10 Economic and administrative consequences
10.1 Economic consequences
The Government wants student mobility of between one and three months to trigger performance-based funding in the funding system for universities and university colleges. This will have implications for the budget in the Ministry of Education and Research’s areas of responsibility. Today, only a small proportion of the students who go abroad on a mobility stay go for a period shorter than three months. According to the Ministry of Education and Research’s estimates, the performance-based funding for these students, based on the current rates for student exchange, will amount to approximately NOK 13 million. The Government will determine when the change will be introduced at a later date, in the ordinary national budgets.
This white paper calls for a major cultural change, such that international student mobility becomes an integral part of all programmes of study. This requires good digital systems, primarily to handle applications for and recognition of mobility stays abroad, but also in terms of providing information in general. In the national budget for 2020, NOK 1 million has been allocated to Unit (the Norwegian Directorate for ICT and Joint Services in Higher Education and Research) for the work to boost the digitalisation of the study administrative systems.
The Government will amend the Norwegian State Educational Loan Fund’s (Lånekassen) educational grant support schemes for students abroad so that they provide stronger incentives for students to go abroad for a study or training period or take full-degree education in Norway’s priority partner countries in the field of education.
The changes to the student support schemes will be funded by reducing the number of foreign institutions that entitle students to an additional grant. The changes will be presented in the annual budget proposals. Students who are already taking an education that entitles them to an additional grant will retain this right even if the institution they are studying at is removed from the list.
In the national budgets for 2020 and 2021, NOK 15 million a year has been allocated to the Norwegian Agency for International Cooperation and Quality Enhancement in Higher Education (Diku) to strengthen the higher education institutions’ work on increasing the proportion of students who spend a learning period abroad.
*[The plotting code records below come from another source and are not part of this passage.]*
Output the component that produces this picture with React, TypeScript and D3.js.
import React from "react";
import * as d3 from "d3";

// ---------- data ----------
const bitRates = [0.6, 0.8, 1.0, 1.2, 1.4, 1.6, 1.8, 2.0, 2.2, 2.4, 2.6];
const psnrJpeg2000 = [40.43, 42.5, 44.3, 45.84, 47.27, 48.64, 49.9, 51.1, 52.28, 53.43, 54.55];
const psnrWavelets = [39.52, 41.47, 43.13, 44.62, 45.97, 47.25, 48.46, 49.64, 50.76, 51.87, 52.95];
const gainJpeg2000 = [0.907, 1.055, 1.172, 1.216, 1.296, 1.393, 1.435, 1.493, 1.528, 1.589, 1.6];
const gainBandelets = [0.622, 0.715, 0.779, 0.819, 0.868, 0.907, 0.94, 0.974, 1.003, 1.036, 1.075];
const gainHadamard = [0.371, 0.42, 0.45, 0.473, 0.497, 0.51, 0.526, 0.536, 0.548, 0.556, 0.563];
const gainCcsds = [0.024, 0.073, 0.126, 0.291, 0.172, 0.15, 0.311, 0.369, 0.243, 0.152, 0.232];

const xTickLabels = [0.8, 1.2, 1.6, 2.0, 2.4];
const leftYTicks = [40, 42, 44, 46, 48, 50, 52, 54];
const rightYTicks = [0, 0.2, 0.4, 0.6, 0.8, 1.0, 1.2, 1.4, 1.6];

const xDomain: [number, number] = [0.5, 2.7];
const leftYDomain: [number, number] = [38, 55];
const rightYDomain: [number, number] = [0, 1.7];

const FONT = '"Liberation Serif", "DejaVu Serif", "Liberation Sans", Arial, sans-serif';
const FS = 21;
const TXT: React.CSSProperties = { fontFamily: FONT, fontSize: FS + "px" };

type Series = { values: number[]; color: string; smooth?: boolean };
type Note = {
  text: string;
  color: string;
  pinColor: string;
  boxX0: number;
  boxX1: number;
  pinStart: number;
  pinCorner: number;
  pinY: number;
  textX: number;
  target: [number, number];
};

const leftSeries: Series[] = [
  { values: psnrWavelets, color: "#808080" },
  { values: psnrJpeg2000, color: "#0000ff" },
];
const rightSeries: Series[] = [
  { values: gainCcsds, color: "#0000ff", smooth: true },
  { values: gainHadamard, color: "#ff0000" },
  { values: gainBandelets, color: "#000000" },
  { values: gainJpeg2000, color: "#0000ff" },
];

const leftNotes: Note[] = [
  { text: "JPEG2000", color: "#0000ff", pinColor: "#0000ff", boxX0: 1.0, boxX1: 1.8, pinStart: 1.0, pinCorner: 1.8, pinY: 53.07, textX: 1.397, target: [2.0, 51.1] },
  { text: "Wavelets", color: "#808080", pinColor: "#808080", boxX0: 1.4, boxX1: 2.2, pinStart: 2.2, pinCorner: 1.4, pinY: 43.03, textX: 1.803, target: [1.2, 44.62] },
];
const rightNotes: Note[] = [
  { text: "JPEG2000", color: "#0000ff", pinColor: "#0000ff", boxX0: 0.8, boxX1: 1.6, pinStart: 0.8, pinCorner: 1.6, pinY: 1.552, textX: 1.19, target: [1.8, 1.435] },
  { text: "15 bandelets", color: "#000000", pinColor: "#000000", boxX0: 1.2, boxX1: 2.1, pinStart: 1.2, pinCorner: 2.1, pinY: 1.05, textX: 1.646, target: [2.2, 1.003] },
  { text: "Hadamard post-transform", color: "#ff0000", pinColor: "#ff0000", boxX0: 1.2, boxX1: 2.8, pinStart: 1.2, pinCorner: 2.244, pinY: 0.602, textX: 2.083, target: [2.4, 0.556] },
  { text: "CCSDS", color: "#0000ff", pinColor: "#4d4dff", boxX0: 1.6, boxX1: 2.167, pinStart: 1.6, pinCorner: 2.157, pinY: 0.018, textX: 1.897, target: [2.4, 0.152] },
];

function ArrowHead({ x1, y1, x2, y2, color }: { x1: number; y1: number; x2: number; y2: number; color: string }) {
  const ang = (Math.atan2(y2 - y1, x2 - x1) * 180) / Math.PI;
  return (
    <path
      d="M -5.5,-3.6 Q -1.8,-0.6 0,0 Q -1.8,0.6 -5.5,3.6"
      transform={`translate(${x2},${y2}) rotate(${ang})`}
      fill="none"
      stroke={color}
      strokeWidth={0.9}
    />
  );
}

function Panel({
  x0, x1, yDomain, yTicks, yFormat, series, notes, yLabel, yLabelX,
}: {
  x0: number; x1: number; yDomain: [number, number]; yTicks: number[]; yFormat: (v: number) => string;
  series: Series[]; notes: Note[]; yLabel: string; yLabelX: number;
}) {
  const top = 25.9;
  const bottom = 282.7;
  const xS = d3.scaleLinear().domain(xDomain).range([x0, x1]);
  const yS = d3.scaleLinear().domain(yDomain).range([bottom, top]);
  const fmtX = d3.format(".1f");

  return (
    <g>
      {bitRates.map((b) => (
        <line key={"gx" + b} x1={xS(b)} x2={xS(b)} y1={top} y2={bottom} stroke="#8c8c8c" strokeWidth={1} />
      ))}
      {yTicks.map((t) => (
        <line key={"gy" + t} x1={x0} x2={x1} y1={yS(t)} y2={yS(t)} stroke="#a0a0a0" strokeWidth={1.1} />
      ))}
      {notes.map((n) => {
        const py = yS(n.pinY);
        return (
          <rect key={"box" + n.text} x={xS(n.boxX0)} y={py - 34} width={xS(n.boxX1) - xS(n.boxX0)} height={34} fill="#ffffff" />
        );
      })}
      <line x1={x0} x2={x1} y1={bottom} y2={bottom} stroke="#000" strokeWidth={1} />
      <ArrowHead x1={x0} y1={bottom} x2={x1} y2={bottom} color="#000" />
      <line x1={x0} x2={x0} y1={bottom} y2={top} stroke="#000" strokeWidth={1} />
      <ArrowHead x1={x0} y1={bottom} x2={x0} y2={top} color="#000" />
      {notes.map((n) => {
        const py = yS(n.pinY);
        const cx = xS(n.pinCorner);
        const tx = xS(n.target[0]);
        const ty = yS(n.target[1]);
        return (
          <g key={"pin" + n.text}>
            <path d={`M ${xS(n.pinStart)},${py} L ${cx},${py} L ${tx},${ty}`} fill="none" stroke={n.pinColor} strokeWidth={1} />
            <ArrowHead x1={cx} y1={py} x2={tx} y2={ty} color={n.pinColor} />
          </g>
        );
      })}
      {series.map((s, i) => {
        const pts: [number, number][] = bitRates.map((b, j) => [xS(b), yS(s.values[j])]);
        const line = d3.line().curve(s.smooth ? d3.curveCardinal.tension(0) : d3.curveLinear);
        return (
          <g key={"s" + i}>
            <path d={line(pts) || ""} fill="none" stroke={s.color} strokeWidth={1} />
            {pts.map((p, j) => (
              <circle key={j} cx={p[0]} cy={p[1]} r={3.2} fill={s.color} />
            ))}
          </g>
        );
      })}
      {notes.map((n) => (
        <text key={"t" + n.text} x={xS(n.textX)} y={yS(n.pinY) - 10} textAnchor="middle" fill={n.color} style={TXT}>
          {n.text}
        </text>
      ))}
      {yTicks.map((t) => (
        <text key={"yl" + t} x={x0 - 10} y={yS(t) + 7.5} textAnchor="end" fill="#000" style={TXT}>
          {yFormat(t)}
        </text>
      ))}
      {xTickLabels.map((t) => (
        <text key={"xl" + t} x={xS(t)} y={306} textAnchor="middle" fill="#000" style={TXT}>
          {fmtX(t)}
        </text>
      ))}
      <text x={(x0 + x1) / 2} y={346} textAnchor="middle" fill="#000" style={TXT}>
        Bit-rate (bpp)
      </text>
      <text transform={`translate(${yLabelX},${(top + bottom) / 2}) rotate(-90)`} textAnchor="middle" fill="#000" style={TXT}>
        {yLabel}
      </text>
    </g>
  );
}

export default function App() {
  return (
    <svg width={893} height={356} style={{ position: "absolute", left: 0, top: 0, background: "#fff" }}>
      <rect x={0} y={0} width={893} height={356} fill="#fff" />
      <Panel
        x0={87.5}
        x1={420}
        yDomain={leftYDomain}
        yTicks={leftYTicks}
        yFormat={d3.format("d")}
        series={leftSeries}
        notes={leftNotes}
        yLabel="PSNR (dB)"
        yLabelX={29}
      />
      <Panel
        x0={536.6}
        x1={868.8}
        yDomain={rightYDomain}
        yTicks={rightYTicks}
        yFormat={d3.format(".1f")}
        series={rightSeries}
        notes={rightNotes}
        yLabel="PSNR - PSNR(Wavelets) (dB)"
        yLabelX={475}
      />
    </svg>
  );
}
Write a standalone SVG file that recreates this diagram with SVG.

The funds will be used in line with the Government’s ambitions as described in this white paper, including for pilot projects to increase mobility in the educations regulated by a national curriculum.
The Government proposes that Norway participate in the EU Programme for Education, Training, Youth and Sport (Erasmus+) in the period 2021–2027, but will not make a final decision on this until the EU’s long-term financial framework has been adopted.
In the event of a final decision to participate in Erasmus+ from 2021, the Government will present a proposition of consent to the Storting on participation in Erasmus+ with a view to incorporation into the EEA Agreement no later than July 2021. The Government will return to the budgetary implications in the annual national budgets (cf. also the discussion in Proposition no. 1 to the Storting (2020–2021) chapter 288, item 74, from the Ministry of Education and Research for the budget proposal for 2021).
The Government points out in the current white paper that, in the event of a final decision to participate in Erasmus+ from 2021, it will be assessed whether other measures are needed to ensure good Norwegian participation in Erasmus+. This means, among other things, that the Government will assess the need to increase the administrative funding to Diku and the Directorate of Children, Youth and Family Affairs (Bufdir) to deal with a larger budget for and increased activity linked to Erasmus+, whether to introduce stimulation funds to increase Norway’s participation, and whether supplementary funds ought to be provided to increase the impact of Norway’s participation for society in general. Furthermore, the white paper states that it will be assessed whether there is a need for project establishment support and stimulation measures to increase training mobility. The Government will return to these proposals and how any measures will be translated into concrete terms and implemented in the annual budget proposals.
Pilot projects that will give students greater predictability in terms of information about the requirements that the Directorate of Health attaches importance to when recognising professional qualifications from abroad shall be financed within the budget frameworks of the Ministry of Education and Research and the Ministry of Health and Care Services.
The other measures in the white paper do not have budgetary implications, or they will be implemented within the current budget frameworks.
10.2 Administrative consequences
The Government expects that the goals, priorities and expectations presented in this white paper will in the long term contribute to a cultural change in the higher education sector so that international mobility becomes an integral part of all study programmes, making it possible to achieve the Government’s goal that half of all graduates from Norwegian higher education will have had a learning period abroad, where this kind of international mobility will yield good learning outcomes and is practically feasible. Further, the Government has an ambition that a system will be introduced whereby students must actively opt out of a learning period abroad, as opposed to having to opt in. This reorganisation of the study programmes shall take place within the institutions’ own budgetary frameworks, and the individual universities and university colleges will be able to implement these changes at different paces. The Government is therefore proposing that the institutions decide how and when to introduce a system of “active opt-out”. The Ministry of Education and Research will follow up on the targets, priorities and expectations presented in this white paper in its management dialogue with the universities, university colleges, the Norwegian Agency for International Cooperation and Quality Enhancement in Higher Education (Diku), the National Body for Quality in Education (NOKUT) and the Directorate for ICT and Joint Services in Higher Education and Research (Unit).
Changes to the educational support scheme will necessitate changes in regulations and will have administrative consequences for the Norwegian State Educational Loan Fund’s (Lånekassen) management of the scheme.